The bill balances two legitimate goals—expanding access to dependent‑care tax benefits by lowering startup costs, and preventing overbroad subsidies and repeat claims—but doing both creates friction: a subsidy that is too generous or loosely defined risks wasting revenue on employers that would have offered a plan anyway, while tight eligibility and look‑back rules reduce takeup and increase compliance complexity for the very small employers the credit is meant to help.

The bill resolves one problem—upfront cost as a barrier to offering dependent‑care FSAs—by creating a narrowly timed subsidy, but it leaves several implementation challenges and trade‑offs. First, the cross‑references (to section 408(p)(2)(C)(i) for 'eligible employer' and to rules similar to section 45E(e)) shift key definitional and allocation work to Treasury and IRS guidance; those agencies will need to specify how controlled‑group aggregation, successor liability, and related‑employer coordination operate for this credit.

Second, the dollar cap formula combines a flat minimum ($500) with a per‑employee calculation (up to $250 per eligible non‑highly compensated employee, capped at $5,000), which may produce odd results: very small employers get the same $500 floor as somewhat larger ones, while mid‑sized employers face a hard $5,000 ceiling that may undercompensate real startup costs.

Third, the three‑year look‑back and the requirement that a plan have at least one non‑highly compensated eligible participant are blunt instruments to prevent gaming, but they may exclude employers that changed workforce composition or acquired businesses, raising questions about successor treatment.
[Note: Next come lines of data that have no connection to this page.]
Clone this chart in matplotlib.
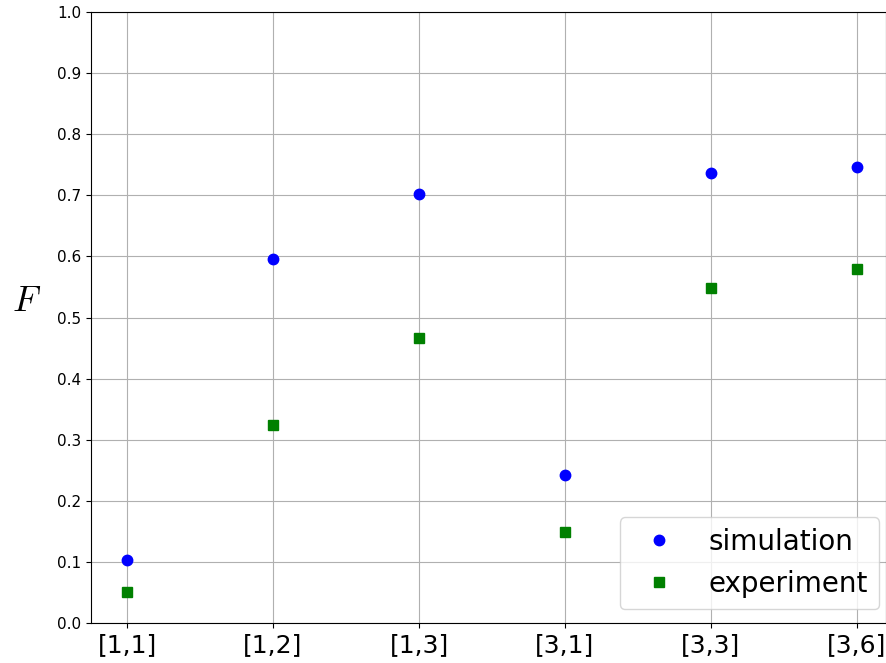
import matplotlib
matplotlib.use("Agg")
import matplotlib.pyplot as plt
import numpy as np

plt.rcParams["mathtext.fontset"] = "cm"

labels = ["[1,1]", "[1,2]", "[1,3]", "[3,1]", "[3,3]", "[3,6]"]
simulation = [0.103, 0.595, 0.702, 0.243, 0.736, 0.747]
experiment = [0.051, 0.324, 0.466, 0.149, 0.548, 0.579]

x = np.arange(len(labels))

fig = plt.figure(figsize=(8.87, 6.63), dpi=100)
ax = fig.add_axes([0.1026, 0.0603, 0.8964, 0.9216])

ax.plot(x, simulation, "o", color="blue", markersize=7.5, label="simulation")
ax.plot(x, experiment, "s", color="green", markersize=7, label="experiment")

ax.set_xticks(x)
ax.set_xticklabels(labels, fontsize=18)
ax.set_yticks(np.arange(0, 1.01, 0.1))
ax.tick_params(axis="y", labelsize=11)
ax.set_xlim(-0.247, 5.2)
ax.set_ylim(0, 1)
ax.grid(True)
ax.set_ylabel("$F$", fontsize=26, rotation=0, labelpad=22)
ax.legend(loc="lower right", fontsize=20, bbox_to_anchor=(1.0088, 0.0))

fig.savefig("out.png", dpi=100)
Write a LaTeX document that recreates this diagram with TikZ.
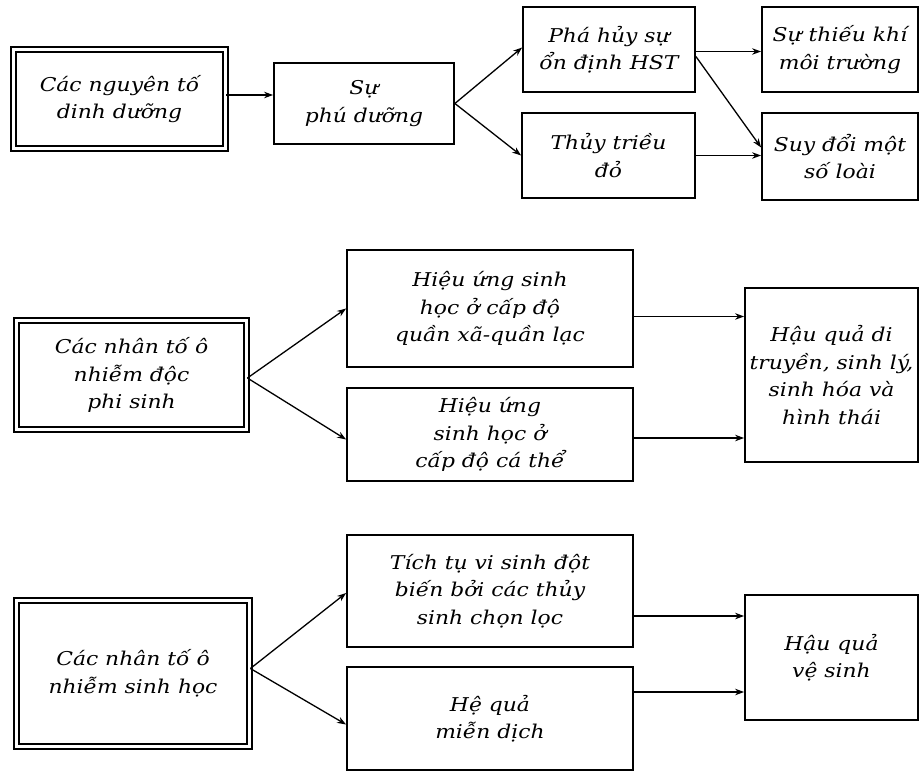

Fourth, the effective‑date language—applying to amounts paid or incurred after enactment in taxable years ending after such date—creates practical issues for employers that begin plan setup at year‑end or that want to elect the preceding taxable year as their first credit year; Treasury guidance will be needed to avoid inconsistent claims.

Finally, because the credit is added to the general business credit, it will interact with other credits and limitations, creating ordering and carryforward consequences that could reduce the practical benefit for some low‑margin employers.